I got the convolutional-deconvolutional VAE working as a standalone script now - training it on LFW to see the results. The code can be found here: https://gist.github.com/kastnerkyle/f3f67424adda343fef40
I have also completed coding a convnet in pure theano which heavily overfits the dogs and cats data. See convnet.py here: https://github.com/kastnerkyle/ift6266h15
Current training stats:
Train Accuracy 0.993350
Valid Accuracy 0.501600
The architecture is:
load in data as color and resize all to 48x48
1000 epochs, batch size 128
SGD with 0.01 learning rate, no momentum
layer 1 - 10 filters, 3x3 kernel, 2x2 max pool, relu
layer 2 - 10 filters, 3x3 kernel, 1x1 max pool, relu
layer 3 - 10 filters, 3x3 kernel, 1x1 max pool, relu
layer 4 - fully connected 3610x100, relu
layer 5 - softmax
The next step is quite obviously to add dropout.
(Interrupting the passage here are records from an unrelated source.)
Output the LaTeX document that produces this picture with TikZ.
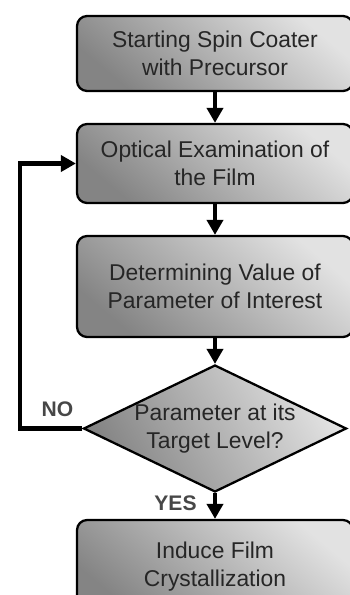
\documentclass[tikz,border=0pt]{standalone}
\usepackage{fontspec}
\setmainfont{Liberation Sans}
\usetikzlibrary{arrows.meta,shapes.geometric}
\definecolor{boxdark}{RGB}{132,132,132}
\definecolor{boxlight}{RGB}{226,226,226}
\definecolor{txtgray}{RGB}{38,38,38}
\begin{document}
\begin{tikzpicture}[x=0.02cm,y=-0.02cm,
  stepbox/.style={draw=black,line width=1.3pt,rounded corners=0.2cm,
    minimum width=5.52cm,inner sep=0pt,align=center,text=txtgray,
    top color=boxlight,bottom color=boxdark,shading angle=-40,
    font=\fontsize{13}{15.6}\selectfont},
  decision/.style={diamond,draw=black,line width=1.3pt,aspect=2.07,
    minimum width=5.26cm,minimum height=2.54cm,inner sep=0pt,align=center,
    text=txtgray,top color=boxlight,bottom color=boxdark,shading angle=-60,
    font=\fontsize{13}{15.6}\selectfont},
  flow/.style={line width=2.3pt,-{Triangle[length=0.3cm,width=0.32cm]}},
  answer/.style={font=\bfseries\fontsize{12}{14}\selectfont,text=black!72}]
  \clip (0,0) rectangle (350,595);

  % Process steps
  \node[stepbox,minimum height=1.5cm] (start) at (215,53.5) {Starting Spin Coater\\with Precursor};
  \node[stepbox,minimum height=1.58cm] (exam) at (215,163.5) {Optical Examination of\\the Film};
  \node[stepbox,minimum height=2.02cm] (value) at (215,286.5) {Determining Value of\\Parameter of Interest};
  \node[decision] (check) at (215,428.5) {Parameter at its\\Target Level?};
  \node[stepbox,minimum height=1.86cm] (cryst) at (215,566.5) {Induce Film\\Crystallization};

  % Connectors
  \draw[flow] (start) -- (exam);
  \draw[flow] (exam) -- (value);
  \draw[flow] (value) -- (check);
  \draw[flow] (check) -- (cryst) node[pos=0.4,left=6pt,answer] {YES};

  % Loop back
  \coordinate (back) at (20,428.5);
  \draw[flow] (check.west) -- (back) node[pos=0.4,above=2pt,answer] {NO} |- (exam.west);
\end{tikzpicture}
\end{document}
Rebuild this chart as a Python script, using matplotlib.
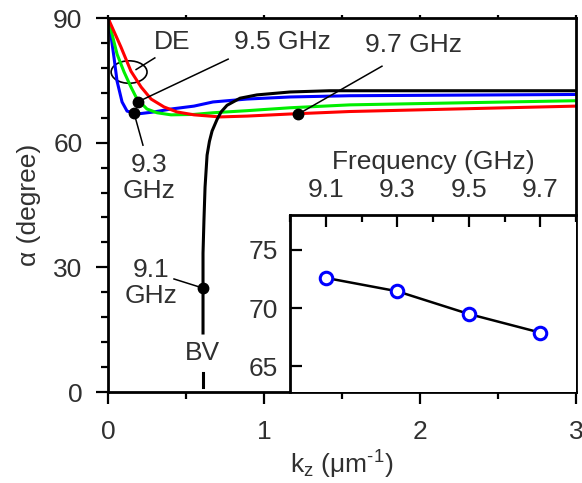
import numpy as np
import matplotlib
matplotlib.use("Agg")
import matplotlib.pyplot as plt
from matplotlib.patches import Ellipse
from matplotlib.ticker import MultipleLocator

plt.rcParams['font.family'] = ['Liberation Sans', 'DejaVu Sans']
plt.rcParams['mathtext.fontset'] = 'custom'
plt.rcParams['mathtext.rm'] = 'Liberation Sans'
plt.rcParams['mathtext.it'] = 'Liberation Sans'

TXT = '#303030'
FS = 19

# curves: k_z (1/um), alpha (degree)
k_91 = [0.609, 0.609, 0.609, 0.615, 0.622, 0.635, 0.650, 0.667, 0.699, 0.725, 0.763, 0.846, 0.955, 1.167, 1.42, 3.0]
a_91 = [14.2, 25.0, 33.4, 41.4, 49.3, 57.0, 60.3, 62.8, 65.6, 67.4, 69.0, 70.7, 71.5, 72.2, 72.5, 72.5]
bv_k = [0.609, 0.609]
bv_a = [1.2, 4.6]

k_93 = [0.0, 0.006, 0.038, 0.058, 0.090, 0.122, 0.186, 0.295, 0.404, 0.551, 0.673, 0.891, 1.167, 1.55, 3.0]
a_93 = [90.0, 89.3, 80.6, 74.8, 69.8, 67.6, 66.9, 67.4, 68.1, 68.8, 69.8, 70.5, 71.0, 71.3, 71.6]

k_95 = [0.0, 0.058, 0.103, 0.147, 0.186, 0.25, 0.314, 0.404, 0.551, 0.673, 0.891, 1.167, 1.55, 3.0]
a_95 = [90.0, 81.3, 77.0, 73.4, 70.5, 68.1, 67.2, 66.7, 66.8, 67.2, 67.7, 68.4, 69.1, 70.1]

k_97 = [0.0, 0.083, 0.147, 0.212, 0.276, 0.359, 0.442, 0.551, 0.718, 0.891, 1.167, 1.55, 3.0]
a_97 = [90.0, 83.0, 77.2, 73.4, 70.5, 68.6, 67.4, 66.7, 66.2, 66.4, 66.9, 67.5, 68.8]

# marked points on the curves
dot_k = [0.609, 0.167, 0.19, 1.22]
dot_a = [25.0, 67.1, 69.8, 66.9]

# inset data
freq = [9.1, 9.3, 9.5, 9.7]
alpha_inf = [72.6, 71.45, 69.5, 67.9]

fig = plt.figure(figsize=(5.82, 4.83), dpi=100)
ax = fig.add_axes([0.1856, 0.1884, 0.8041, 0.7743])

ax.plot(k_93, a_93, color='#0000ff', lw=2.2)
ax.plot(k_95, a_95, color='#00ee00', lw=2.2)
ax.plot(k_97, a_97, color='#ff0000', lw=2.2)
ax.plot(k_91, a_91, color='black', lw=2.2)
ax.plot(bv_k, bv_a, color='black', lw=2.2)
ax.plot(dot_k, dot_a, 'o', color='black', ms=7.5, ls='none', zorder=5)

ax.set_xlim(0, 3)
ax.set_ylim(0, 90)
ax.xaxis.set_major_locator(MultipleLocator(1))
ax.xaxis.set_minor_locator(MultipleLocator(0.5))
ax.yaxis.set_major_locator(MultipleLocator(30))
ax.yaxis.set_minor_locator(MultipleLocator(6))
ax.tick_params(which='both', direction='out', width=1.6, colors='black',
               labelcolor=TXT, labelsize=FS, top=True, right=False, labeltop=False)
ax.tick_params(which='major', length=8.4)
ax.tick_params(which='minor', length=4.8)
ax.tick_params(axis='y', which='major', pad=10)
ax.tick_params(axis='x', which='major', pad=12)
for s in ax.spines.values():
    s.set_linewidth(2)
# very short top ticks
for t in ax.xaxis.get_major_ticks() + ax.xaxis.get_minor_ticks():
    t.tick2line.set_markersize(2)

ax.set_xlabel(r'k$_\mathregular{z}$ ($\mathregular{\mu}$m$^{\text{-1}}$)', fontsize=FS, color=TXT, labelpad=3)
ax.set_ylabel('α (degree)', fontsize=FS, color=TXT, labelpad=9)

# annotations
ax.add_patch(Ellipse((0.135, 77.0), 0.23, 5.4, fill=False, lw=1.2, ec='black'))
ax.plot([0.18, 0.30], [77.6, 80.4], color='black', lw=1.1)
ax.text(0.41, 84.2, 'DE', fontsize=FS, color=TXT, ha='center', va='center')

ax.plot([dot_k[2], 0.77], [dot_a[2], 80.1], color='black', lw=1.1)
ax.text(1.115, 84.2, '9.5 GHz', fontsize=FS, color=TXT, ha='center', va='center')
ax.plot([dot_k[1], 0.224], [dot_a[1], 59.4], color='black', lw=1.1)
ax.text(0.26, 51.5, '9.3\nGHz', fontsize=FS, color=TXT, ha='center', va='center', linespacing=1.1)
ax.plot([dot_k[0], 0.423], [dot_a[0], 27.2], color='black', lw=1.1)
ax.text(0.276, 26.2, '9.1\nGHz', fontsize=FS, color=TXT, ha='center', va='center', linespacing=1.1)
ax.plot([dot_k[3], 1.756], [dot_a[3], 78.4], color='black', lw=1.1)
ax.text(1.96, 83.5, '9.7 GHz', fontsize=FS, color=TXT, ha='center', va='center')
ax.text(0.603, 9.4, 'BV', fontsize=FS, color=TXT, ha='center', va='center')

# inset
ins = fig.add_axes([0.4983, 0.1884, 0.4914, 0.3665])
ins.plot(freq, alpha_inf, '-', color='black', lw=1.8)
ins.plot(freq, alpha_inf, 'o', ms=9, mfc='white', mec='#0000ff', mew=2.2, ls='none')
ins.set_xlim(9.0, 9.8)
ins.set_ylim(62.8, 78)
ins.xaxis.tick_top()
ins.xaxis.set_label_position('top')
ins.set_xticks(freq)
ins.xaxis.set_minor_locator(MultipleLocator(0.1))
ins.set_yticks([65, 70, 75])
ins.tick_params(which='both', direction='in', width=1.6, labelcolor=TXT, labelsize=FS,
                bottom=False, right=False)
ins.tick_params(which='major', length=8.4, pad=9)
ins.tick_params(which='minor', length=4.8)
ins.set_xlabel('Frequency (GHz)', fontsize=FS, color=TXT, labelpad=7)
for s in ins.spines.values():
    s.set_linewidth(2)
ins.spines['bottom'].set_visible(False)
ins.spines['right'].set_visible(False)

fig.savefig('out.png', dpi=100)
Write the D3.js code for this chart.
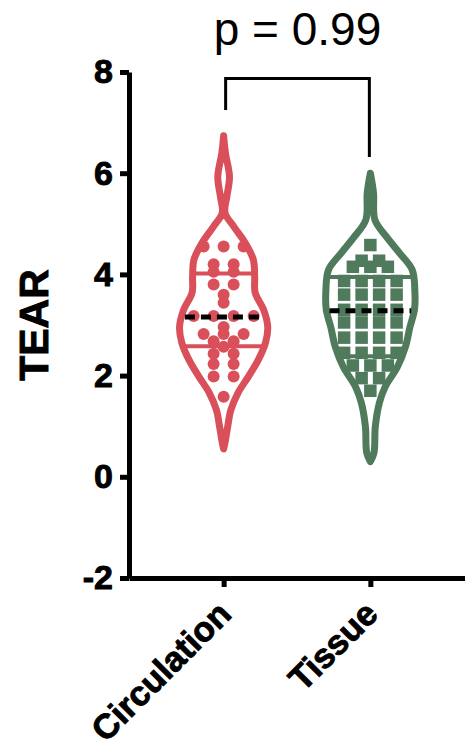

With this much overfitting I am hopeful that this architecture can get me above 80%. Other things to potentially add include ZCA preprocessing, maxout instead of relu, network-in-network, inception layers, and more. Also considering bumping the default image size to 64x64, random subcrops, image flipping, and other preprocessing tricks.
Once above 80%, I want to experiment with some of the "special sauce" from Dr. Ben Graham - fractional max pooling and spatially sparse convolution. His minibatch dropout also seems quite nice!